Customers' emotional reactions to the brand relate to the social currency the brand evokes.
The first three are more experiential and immediate, increasing in level of intensity; the latter three are more private and enduring, increasing in level of gravity.
- Warmth. The brand makes consumers feel peaceful, sentimental, warmhearted, or affectionate.
- Fun. The brand makes consumers feel upbeat, amused, light-hearted, joyous, playful, or cheerful.
- Excitement. Consumers feel energized about the brand and believe they are experiencing something special. Brands that evoke excitement may result in consumers feeling a sense of elation or a sensation that the brand is cool or sexy.
- Security. The brand produces a feeling of safety, comfort, and self-assurance without worry or concerns about the brand.
- Social approval. Consumers have positive feelings about the reactions of others (i.e., when consumers feel others look favorably on their appearance or behavior) to the brand. Approval may occur when others directly acknowledge the consumer using the brand or when the product itself is attributed to consumers.
- Self-respect. This occurs when the brand makes consumers feel better about themselves, creating a sense of pride, accomplishment, or fulfillment.
Criteria for brand responses. Although all types of customer responses are possible when driven from both the head and heart, ultimately what matters is how positive they are. Additionally, they must be accessible and come to mind when consumers think of the brand.
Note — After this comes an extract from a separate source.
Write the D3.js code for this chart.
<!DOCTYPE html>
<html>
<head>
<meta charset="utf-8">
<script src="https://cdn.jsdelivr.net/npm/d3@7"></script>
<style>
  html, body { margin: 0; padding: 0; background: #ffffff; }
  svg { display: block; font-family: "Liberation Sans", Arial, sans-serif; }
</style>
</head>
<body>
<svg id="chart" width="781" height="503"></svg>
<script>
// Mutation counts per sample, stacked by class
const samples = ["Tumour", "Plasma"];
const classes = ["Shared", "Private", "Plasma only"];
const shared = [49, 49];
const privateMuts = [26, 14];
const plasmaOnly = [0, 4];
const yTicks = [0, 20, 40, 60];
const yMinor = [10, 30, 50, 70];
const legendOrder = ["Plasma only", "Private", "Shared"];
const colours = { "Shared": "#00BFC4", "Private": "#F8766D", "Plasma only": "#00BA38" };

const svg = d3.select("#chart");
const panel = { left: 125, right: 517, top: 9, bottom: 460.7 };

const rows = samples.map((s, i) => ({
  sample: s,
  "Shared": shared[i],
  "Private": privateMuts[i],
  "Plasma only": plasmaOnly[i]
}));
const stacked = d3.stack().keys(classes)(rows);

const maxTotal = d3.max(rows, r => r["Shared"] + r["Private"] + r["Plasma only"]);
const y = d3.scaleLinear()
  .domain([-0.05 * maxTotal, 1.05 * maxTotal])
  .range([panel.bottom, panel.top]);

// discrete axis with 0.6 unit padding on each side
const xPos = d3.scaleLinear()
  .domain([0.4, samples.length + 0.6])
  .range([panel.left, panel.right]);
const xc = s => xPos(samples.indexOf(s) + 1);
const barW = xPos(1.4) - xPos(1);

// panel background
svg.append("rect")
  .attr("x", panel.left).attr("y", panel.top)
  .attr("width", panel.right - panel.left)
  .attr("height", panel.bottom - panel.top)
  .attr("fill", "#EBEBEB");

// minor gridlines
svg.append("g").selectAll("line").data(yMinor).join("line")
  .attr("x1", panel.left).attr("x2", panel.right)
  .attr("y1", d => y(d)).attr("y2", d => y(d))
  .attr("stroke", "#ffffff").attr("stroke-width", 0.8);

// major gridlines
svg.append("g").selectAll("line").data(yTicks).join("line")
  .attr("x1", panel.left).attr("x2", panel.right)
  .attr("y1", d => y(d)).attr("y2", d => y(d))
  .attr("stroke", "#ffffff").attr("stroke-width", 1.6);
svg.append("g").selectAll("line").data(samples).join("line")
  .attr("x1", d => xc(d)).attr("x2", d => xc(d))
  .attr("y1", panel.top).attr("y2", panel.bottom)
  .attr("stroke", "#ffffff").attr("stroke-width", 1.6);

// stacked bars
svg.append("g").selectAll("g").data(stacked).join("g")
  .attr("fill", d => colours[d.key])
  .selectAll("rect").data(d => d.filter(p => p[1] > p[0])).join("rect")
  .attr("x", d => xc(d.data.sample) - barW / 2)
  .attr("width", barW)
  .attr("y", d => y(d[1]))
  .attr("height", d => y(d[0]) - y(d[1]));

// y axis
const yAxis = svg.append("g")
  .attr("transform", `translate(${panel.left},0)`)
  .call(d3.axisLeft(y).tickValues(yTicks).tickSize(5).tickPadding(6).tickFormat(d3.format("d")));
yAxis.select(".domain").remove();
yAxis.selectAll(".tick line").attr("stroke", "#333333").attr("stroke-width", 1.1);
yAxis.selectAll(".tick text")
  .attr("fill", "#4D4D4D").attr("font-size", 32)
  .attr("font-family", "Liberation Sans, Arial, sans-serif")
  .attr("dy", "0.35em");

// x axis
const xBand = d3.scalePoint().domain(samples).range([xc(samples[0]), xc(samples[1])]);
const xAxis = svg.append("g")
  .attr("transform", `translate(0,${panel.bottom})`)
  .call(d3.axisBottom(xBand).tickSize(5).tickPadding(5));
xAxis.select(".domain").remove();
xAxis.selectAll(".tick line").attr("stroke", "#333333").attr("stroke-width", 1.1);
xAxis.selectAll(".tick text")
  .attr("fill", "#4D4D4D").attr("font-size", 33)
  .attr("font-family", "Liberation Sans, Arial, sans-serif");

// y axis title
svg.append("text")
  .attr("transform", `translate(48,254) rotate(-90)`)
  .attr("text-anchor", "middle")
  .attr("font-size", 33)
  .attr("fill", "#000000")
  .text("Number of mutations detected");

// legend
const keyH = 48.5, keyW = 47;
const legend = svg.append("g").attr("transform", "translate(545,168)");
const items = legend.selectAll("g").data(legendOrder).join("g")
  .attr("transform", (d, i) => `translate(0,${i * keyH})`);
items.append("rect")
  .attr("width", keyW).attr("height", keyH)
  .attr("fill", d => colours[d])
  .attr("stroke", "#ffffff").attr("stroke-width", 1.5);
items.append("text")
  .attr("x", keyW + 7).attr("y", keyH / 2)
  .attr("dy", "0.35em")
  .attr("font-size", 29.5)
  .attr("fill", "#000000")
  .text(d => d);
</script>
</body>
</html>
Brand judgments and feelings can only favorably influence consumer behavior if consumers internalize or think of positive responses in any of their encounters with the brand.
4. BRAND RELATIONSHIPS
The final step focuses on the relationship and level of personal identification the customer has with the brand. Brand resonance refers to the nature of the relationship customers have with the brand and whether they feel in synch with the brand. It is characterized by the depth of the psychological bond customers have with the brand as well as how much activity this loyalty engenders.
Brand resonance can be broken down into four categories:
- Behavioral loyalty. Repeat purchases and the amount or share of category volume attributed to the brand are the main attributes of behavioral loyalty. How often do customers purchase a brand and how much do they purchase? For bottom-line profit results, the brand must generate sufficient purchase frequencies and volumes.
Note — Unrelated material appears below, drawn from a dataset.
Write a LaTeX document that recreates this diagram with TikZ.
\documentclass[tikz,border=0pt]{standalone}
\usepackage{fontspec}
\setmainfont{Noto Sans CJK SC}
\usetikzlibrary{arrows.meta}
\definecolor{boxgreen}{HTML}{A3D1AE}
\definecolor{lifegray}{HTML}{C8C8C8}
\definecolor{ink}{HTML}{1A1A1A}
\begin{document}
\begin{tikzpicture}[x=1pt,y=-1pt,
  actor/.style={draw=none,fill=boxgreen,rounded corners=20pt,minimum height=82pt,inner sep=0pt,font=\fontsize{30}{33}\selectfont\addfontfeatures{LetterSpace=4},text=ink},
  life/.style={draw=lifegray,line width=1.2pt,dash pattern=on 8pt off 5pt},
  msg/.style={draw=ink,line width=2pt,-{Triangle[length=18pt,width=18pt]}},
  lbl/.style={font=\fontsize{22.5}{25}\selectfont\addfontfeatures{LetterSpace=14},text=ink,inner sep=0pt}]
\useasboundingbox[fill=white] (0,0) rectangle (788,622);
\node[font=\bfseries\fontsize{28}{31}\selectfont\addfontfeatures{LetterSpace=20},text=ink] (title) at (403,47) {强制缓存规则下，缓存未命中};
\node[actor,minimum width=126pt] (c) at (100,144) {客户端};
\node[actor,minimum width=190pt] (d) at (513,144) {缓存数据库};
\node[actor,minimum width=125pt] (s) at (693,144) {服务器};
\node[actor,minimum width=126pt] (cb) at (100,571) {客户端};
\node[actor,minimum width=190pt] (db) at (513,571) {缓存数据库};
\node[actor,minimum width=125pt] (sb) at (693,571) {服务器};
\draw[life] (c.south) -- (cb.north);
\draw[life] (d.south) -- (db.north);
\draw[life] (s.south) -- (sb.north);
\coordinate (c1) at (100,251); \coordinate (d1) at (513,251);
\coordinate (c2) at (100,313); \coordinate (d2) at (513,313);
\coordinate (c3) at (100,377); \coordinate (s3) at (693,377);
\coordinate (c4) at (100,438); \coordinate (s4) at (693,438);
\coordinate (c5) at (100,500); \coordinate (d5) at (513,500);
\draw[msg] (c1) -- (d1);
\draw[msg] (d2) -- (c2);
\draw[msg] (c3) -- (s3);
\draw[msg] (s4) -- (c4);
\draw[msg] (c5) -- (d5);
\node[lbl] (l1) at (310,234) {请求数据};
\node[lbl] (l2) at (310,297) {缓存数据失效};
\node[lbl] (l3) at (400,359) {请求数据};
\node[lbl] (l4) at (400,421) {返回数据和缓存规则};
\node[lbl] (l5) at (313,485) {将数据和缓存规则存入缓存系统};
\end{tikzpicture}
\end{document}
- Attitudinal attachment. Some customers may buy out of necessity if the brand is the only product readily accessible or is the only one they can afford to buy. To create resonance, the brand must be perceived as something special in a broader context. For example, customers with a great deal of attitudinal attachment to a brand may state they 'love' it and describe it as one of their favorite possessions or view it as a 'little pleasure' they look forward to.
- Sense of community. Identification with a brand community may help customers feel a kinship with other people associated with the brand. These connections may involve fellow brand users or customers or instead may be employees or representatives of the company.
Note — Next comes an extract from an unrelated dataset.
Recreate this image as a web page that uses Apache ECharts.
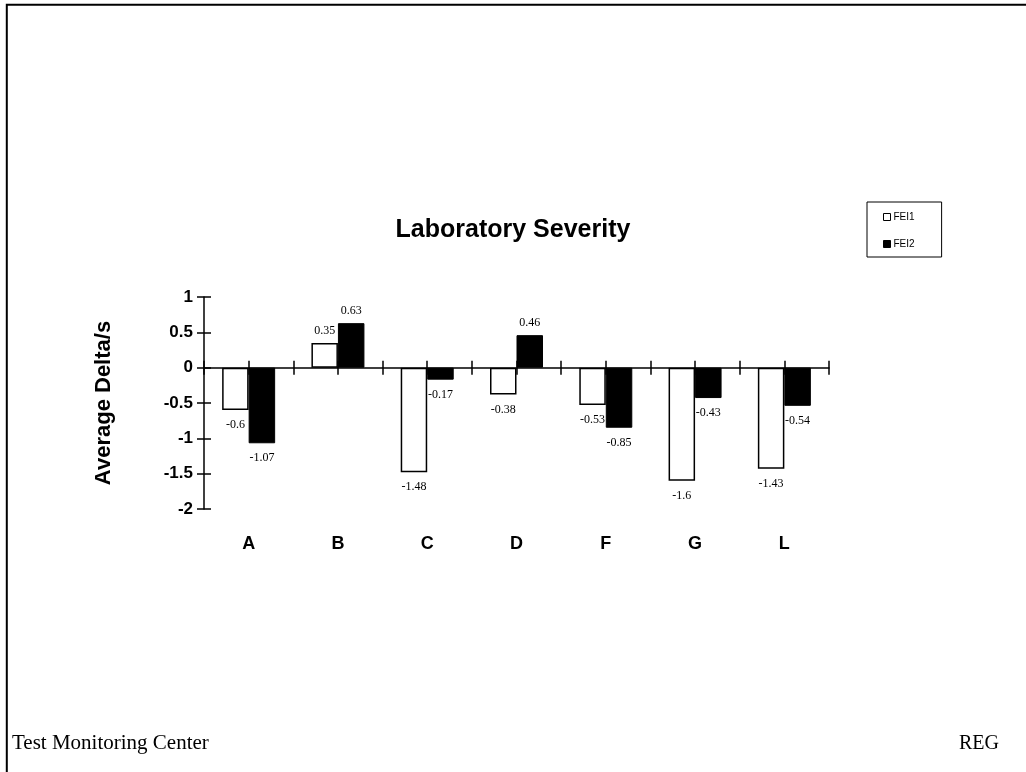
<!DOCTYPE html>
<html>
<head>
<meta charset="utf-8">
<script src="https://cdn.jsdelivr.net/npm/echarts@6/dist/echarts.min.js"></script>
<style>
html,body{margin:0;padding:0;background:#fff;}
#chart{width:1026px;height:772px;}
</style>
</head>
<body>
<div id="chart"></div>
<script>
const categories = ['A', 'B', 'C', 'D', 'F', 'G', 'L'];
const fei1 = [-0.6, 0.35, -1.48, -0.38, -0.53, -1.6, -1.43];
const fei2 = [-1.07, 0.63, -0.17, 0.46, -0.85, -0.43, -0.54];
const seriesNames = ['FEI1', 'FEI2'];
const titleText = 'Laboratory Severity';
const yAxisName = 'Average Delta/s';
const footerLeft = 'Test Monitoring Center';
const footerRight = 'REG';

const chart = echarts.init(document.getElementById('chart'), null, {renderer: 'canvas'});

const sans = '"Liberation Sans", Arial, sans-serif';
const serif = '"Liberation Serif", "Times New Roman", serif';

function withLabelDist(arr) {
  return arr.map(v => ({value: v, label: {distance: v < 0 ? 9 : 6}}));
}

const labelStyle = {
  show: true,
  position: 'outside',
  fontFamily: serif,
  fontSize: 12,
  color: '#000'
};

const grid = {left: 204, right: 197, top: 297, bottom: 263, containLabel: false};

const tickAxis = (inside, center, yIdx) => ({
  type: 'category',
  data: categories,
  position: 'bottom',
  gridIndex: 0,
  boundaryGap: true,
  axisLine: {show: false, onZero: true, onZeroAxisIndex: yIdx},
  axisTick: {show: true, inside: inside, length: 7, alignWithLabel: center, interval: 0, lineStyle: {color: '#000', width: 1.5}},
  axisLabel: {show: false},
  splitLine: {show: false}
});

const hiddenY = () => ({
  type: 'value',
  position: 'left',
  min: -2,
  max: 1,
  interval: 0.5,
  axisLine: {show: false},
  axisTick: {show: false},
  axisLabel: {show: false},
  splitLine: {show: false}
});

const option = {
  backgroundColor: '#fff',
  animation: false,
  title: {
    text: titleText,
    left: 'center',
    top: 213,
    textStyle: {fontFamily: sans, fontWeight: 'bold', fontSize: 25, color: '#000'}
  },
  legend: {
    orient: 'vertical',
    left: 867,
    top: 202,
    borderColor: '#000',
    borderWidth: 1,
    padding: [9, 27, 7, 16],
    itemGap: 15,
    itemWidth: 7,
    itemHeight: 7,
    icon: 'rect',
    itemStyle: {borderWidth: 1, borderColor: '#000'},
    textStyle: {fontFamily: '"Liberation Sans Narrow", "Arial Narrow", ' + sans, fontSize: 10, color: '#000', lineHeight: 12, padding: [0, 0, 0, -2]},
    data: seriesNames
  },
  grid: grid,
  xAxis: [
    {
      type: 'category',
      data: categories,
      position: 'bottom',
      boundaryGap: true,
      axisLine: {show: false, onZero: false},
      axisTick: {show: false},
      axisLabel: {show: true, margin: 26, fontFamily: sans, fontWeight: 'bold', fontSize: 18, color: '#000', interval: 0},
      splitLine: {show: false}
    },
    Object.assign(tickAxis(false, false, 0), {axisLine: {show: true, onZero: true, onZeroAxisIndex: 0, lineStyle: {color: '#000', width: 1.5}}}),
    tickAxis(true, false, 1),
    tickAxis(false, true, 2),
    tickAxis(true, true, 3)
  ],
  yAxis: [
    {
      type: 'value',
      position: 'left',
      min: -2,
      max: 1,
      interval: 0.5,
      name: yAxisName,
      nameLocation: 'middle',
      nameGap: 89,
      nameTextStyle: {fontFamily: sans, fontWeight: 'bold', fontSize: 22, color: '#000'},
      axisLine: {show: true, lineStyle: {color: '#000', width: 1.5}},
      axisTick: {show: true, length: 7, lineStyle: {color: '#000', width: 1.5}},
      axisLabel: {margin: 11, fontFamily: sans, fontWeight: 'bold', fontSize: 17, color: '#000'},
      splitLine: {show: false}
    },
    {
      type: 'value',
      position: 'left',
      min: -2,
      max: 1,
      interval: 0.5,
      axisLine: {show: false},
      axisTick: {show: true, inside: true, length: 7, lineStyle: {color: '#000', width: 1.5}},
      axisLabel: {show: false},
      splitLine: {show: false}
    },
    hiddenY(),
    hiddenY()
  ],
  series: [
    {
      name: seriesNames[0],
      type: 'bar',
      xAxisIndex: 0,
      yAxisIndex: 0,
      data: withLabelDist(fei1),
      barWidth: 26.5,
      barGap: '0%',
      itemStyle: {color: '#fff', borderColor: '#000', borderWidth: 1.5},
      label: labelStyle
    },
    {
      name: seriesNames[1],
      type: 'bar',
      xAxisIndex: 0,
      yAxisIndex: 0,
      data: withLabelDist(fei2),
      barWidth: 26.5,
      barGap: '0%',
      itemStyle: {color: '#000', borderColor: '#000', borderWidth: 1},
      label: labelStyle
    }
  ],
  graphic: [
    {
      type: 'rect',
      shape: {x: 6.8, y: 4.8, width: 1200, height: 1000},
      style: {fill: null, stroke: '#000', lineWidth: 2},
      silent: true
    },
    {
      type: 'text',
      left: 12,
      top: 733,
      style: {text: footerLeft, font: '21px ' + serif, fill: '#000'}
    },
    {
      type: 'text',
      left: 959,
      top: 734,
      style: {text: footerRight, font: '20px ' + serif, fill: '#000'}
    }
  ]
};

chart.setOption(option);
</script>
</body>
</html>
- Active engagement. Perhaps the strongest affirmation of brand loyalty is when customers are willing to invest time, energy, money, or other resources into the brand beyond those expended during purchase or consumption. For example, customers may choose to join a club centered on a brand or receive updates and exchange correspondence with other brand users or formal or informal representatives of the brand. They may visit brand-related Web sites or participate in chat rooms. In this case, customers themselves become brand evangelists and help to communicate about the brand and strengthen the brand ties of others. Strong attitudinal attachment and/or sense of community are typically necessary for active engagement with the brand to occur.
Criteria for brand relationships.
Brand relationships involve two dimensions - intensity and activity. Intensity is the strength of the attitudinal attachment and sense of community. Activity refers to how frequently the consumer buys and uses the brand, as well as engages in other activities not related to purchase and consumption on a day-to-day basis. Examples of brands with high resonance include Harley-Davidson, Apple, and eBay.